**Directions:** Reproduce only the lines from the one containing "Output the Python" through the one containing "network_size = [10, 50, 100, 200, 400, 800]", exactly as written and with both ends included.

**Dataset entries:**
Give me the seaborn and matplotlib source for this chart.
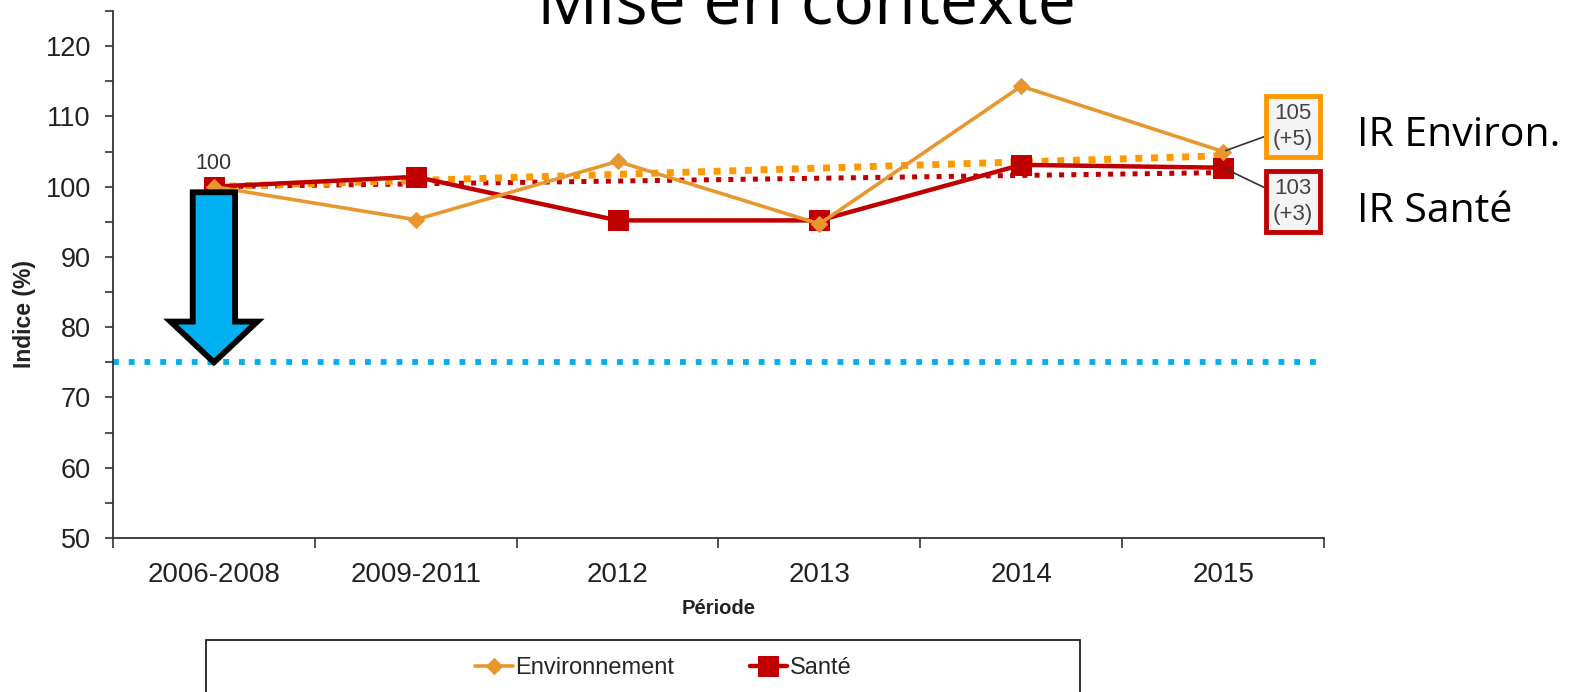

==

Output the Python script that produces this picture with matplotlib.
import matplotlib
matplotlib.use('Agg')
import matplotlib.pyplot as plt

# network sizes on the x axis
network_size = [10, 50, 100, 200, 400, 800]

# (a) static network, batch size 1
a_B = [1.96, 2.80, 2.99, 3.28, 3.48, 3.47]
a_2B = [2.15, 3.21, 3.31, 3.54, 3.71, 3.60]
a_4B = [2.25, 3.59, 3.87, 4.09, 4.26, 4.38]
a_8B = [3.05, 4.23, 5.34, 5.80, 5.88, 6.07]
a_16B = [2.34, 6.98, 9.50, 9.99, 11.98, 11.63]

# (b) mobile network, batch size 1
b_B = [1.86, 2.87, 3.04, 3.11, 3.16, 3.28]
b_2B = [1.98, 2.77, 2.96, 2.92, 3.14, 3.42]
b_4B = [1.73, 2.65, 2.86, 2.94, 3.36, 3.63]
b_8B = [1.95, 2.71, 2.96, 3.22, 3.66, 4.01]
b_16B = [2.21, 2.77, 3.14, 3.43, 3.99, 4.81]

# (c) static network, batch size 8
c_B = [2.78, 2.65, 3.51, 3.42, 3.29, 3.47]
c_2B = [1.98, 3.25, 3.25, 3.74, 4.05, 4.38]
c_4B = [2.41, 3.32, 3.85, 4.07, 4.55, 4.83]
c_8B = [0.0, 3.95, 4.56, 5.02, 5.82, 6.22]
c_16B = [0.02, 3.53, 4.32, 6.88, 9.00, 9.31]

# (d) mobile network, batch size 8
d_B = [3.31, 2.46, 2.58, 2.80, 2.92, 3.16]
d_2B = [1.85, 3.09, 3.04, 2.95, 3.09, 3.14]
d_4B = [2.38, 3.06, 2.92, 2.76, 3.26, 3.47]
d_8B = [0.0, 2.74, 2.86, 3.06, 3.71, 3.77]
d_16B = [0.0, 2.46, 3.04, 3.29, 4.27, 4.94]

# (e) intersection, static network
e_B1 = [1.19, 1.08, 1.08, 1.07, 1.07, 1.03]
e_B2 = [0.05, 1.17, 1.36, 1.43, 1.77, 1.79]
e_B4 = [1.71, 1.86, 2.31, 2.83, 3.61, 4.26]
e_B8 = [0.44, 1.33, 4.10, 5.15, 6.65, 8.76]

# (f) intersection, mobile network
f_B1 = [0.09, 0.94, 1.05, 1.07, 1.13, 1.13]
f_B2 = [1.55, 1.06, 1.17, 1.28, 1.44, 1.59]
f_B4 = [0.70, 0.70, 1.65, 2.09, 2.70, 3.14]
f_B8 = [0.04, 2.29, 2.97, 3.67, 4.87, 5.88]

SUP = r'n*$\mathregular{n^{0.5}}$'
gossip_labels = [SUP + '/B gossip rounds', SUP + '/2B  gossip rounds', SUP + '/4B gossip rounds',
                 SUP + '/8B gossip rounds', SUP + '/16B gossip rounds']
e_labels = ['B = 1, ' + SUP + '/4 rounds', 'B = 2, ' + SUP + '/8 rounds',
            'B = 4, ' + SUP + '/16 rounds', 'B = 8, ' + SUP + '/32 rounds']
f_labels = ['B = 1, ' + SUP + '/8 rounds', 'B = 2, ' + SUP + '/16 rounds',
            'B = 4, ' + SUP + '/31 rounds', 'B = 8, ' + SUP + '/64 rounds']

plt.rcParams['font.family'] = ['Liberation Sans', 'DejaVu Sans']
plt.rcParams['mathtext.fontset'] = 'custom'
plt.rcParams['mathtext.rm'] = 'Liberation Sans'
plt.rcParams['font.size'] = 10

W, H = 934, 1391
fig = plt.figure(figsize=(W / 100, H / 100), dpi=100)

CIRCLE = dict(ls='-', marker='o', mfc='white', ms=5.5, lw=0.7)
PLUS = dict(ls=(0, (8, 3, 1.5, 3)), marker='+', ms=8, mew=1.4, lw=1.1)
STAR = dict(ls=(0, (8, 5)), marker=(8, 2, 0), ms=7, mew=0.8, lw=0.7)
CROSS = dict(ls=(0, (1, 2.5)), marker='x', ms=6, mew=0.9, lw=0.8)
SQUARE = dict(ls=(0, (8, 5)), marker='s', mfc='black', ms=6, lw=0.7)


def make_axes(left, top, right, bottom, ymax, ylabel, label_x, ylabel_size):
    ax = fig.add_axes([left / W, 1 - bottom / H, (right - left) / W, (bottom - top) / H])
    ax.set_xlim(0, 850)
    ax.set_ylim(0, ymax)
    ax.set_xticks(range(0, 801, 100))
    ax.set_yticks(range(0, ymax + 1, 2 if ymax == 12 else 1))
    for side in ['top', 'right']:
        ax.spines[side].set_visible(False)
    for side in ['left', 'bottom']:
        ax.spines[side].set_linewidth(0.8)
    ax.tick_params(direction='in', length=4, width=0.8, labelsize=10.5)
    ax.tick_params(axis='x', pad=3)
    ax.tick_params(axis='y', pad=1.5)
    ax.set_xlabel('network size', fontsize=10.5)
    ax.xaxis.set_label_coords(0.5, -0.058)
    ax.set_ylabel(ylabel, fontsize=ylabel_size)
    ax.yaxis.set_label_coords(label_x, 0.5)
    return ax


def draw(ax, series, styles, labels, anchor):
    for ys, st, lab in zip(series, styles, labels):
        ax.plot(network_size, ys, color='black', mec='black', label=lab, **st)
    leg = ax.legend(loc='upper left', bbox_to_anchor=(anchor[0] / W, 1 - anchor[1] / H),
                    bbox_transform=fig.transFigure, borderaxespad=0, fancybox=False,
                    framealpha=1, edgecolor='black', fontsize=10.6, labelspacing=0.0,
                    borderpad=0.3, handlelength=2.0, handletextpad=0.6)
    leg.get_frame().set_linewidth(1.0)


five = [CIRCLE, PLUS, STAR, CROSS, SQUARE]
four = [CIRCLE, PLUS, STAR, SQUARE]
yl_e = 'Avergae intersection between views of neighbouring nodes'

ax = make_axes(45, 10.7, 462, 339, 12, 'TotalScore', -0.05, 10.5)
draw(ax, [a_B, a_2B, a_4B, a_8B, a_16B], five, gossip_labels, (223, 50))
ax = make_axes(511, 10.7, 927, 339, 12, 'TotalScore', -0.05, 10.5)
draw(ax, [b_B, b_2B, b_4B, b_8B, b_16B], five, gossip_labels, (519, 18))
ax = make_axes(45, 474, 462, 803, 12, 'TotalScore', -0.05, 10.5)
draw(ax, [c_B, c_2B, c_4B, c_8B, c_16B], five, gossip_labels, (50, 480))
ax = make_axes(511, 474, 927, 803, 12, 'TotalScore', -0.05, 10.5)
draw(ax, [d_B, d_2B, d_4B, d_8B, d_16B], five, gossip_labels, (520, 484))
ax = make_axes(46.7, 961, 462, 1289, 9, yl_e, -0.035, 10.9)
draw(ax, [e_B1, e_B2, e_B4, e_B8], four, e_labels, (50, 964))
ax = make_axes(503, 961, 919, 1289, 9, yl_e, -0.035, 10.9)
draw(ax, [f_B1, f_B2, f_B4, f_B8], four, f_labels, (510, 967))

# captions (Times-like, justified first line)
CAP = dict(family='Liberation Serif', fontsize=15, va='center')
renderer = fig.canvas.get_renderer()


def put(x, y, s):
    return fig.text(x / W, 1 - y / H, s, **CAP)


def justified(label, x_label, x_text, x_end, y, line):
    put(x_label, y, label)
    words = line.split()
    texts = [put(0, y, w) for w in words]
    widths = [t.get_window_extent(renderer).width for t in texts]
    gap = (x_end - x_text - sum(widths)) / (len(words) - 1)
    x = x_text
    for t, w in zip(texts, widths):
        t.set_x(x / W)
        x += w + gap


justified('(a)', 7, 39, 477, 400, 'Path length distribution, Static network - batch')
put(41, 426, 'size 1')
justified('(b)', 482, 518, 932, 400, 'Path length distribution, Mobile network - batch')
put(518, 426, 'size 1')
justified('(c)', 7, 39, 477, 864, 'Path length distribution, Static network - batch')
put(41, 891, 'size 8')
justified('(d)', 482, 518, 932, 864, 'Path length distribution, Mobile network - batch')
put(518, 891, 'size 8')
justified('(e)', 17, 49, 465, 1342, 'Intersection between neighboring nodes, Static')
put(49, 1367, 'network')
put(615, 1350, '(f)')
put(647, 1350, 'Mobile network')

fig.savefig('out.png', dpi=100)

...

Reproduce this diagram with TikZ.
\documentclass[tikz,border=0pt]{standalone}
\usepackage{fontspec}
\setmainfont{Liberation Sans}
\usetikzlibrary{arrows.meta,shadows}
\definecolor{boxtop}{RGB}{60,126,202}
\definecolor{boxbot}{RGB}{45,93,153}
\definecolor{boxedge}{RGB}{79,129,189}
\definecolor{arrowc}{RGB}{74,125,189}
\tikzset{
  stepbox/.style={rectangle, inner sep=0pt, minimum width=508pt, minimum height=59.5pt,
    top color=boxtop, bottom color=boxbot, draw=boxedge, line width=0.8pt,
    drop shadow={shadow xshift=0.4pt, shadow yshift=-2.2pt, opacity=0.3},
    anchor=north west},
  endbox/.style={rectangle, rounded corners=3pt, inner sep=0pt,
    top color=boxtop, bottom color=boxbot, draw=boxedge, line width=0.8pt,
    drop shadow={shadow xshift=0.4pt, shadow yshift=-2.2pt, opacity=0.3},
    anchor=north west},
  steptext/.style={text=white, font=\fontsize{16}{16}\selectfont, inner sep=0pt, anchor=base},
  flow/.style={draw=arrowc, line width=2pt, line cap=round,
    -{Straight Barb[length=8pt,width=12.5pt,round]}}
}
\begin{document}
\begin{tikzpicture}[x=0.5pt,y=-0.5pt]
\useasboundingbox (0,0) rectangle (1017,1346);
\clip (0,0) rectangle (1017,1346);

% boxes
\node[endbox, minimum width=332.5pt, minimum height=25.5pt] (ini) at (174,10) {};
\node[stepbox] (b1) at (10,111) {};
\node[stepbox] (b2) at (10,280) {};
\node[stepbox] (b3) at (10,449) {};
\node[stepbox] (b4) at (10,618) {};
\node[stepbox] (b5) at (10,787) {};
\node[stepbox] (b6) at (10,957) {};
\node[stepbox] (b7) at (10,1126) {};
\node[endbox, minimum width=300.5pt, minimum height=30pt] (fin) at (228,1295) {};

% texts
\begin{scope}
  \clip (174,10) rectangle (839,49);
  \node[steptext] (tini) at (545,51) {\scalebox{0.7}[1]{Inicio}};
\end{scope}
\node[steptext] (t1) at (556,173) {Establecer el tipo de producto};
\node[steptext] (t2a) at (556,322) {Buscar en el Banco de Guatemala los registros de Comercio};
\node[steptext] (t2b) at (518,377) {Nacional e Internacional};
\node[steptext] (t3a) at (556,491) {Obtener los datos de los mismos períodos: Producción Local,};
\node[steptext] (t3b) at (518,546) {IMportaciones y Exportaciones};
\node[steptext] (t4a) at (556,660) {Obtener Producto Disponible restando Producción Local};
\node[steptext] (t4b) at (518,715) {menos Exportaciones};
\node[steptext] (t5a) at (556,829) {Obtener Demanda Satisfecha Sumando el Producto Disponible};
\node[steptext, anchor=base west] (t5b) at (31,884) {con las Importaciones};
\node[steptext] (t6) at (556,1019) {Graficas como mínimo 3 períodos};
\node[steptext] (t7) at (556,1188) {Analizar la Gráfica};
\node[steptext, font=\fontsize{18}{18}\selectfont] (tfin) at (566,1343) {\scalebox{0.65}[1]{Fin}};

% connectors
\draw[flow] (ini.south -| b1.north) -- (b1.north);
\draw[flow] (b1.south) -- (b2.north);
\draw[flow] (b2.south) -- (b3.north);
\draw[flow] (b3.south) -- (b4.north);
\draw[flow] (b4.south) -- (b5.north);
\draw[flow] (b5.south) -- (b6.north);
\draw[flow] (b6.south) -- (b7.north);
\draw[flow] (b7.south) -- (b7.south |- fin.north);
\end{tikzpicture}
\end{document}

**Correct response:**
Output the Python script that produces this picture with matplotlib.
import matplotlib
matplotlib.use('Agg')
import matplotlib.pyplot as plt

# network sizes on the x axis
network_size = [10, 50, 100, 200, 400, 800]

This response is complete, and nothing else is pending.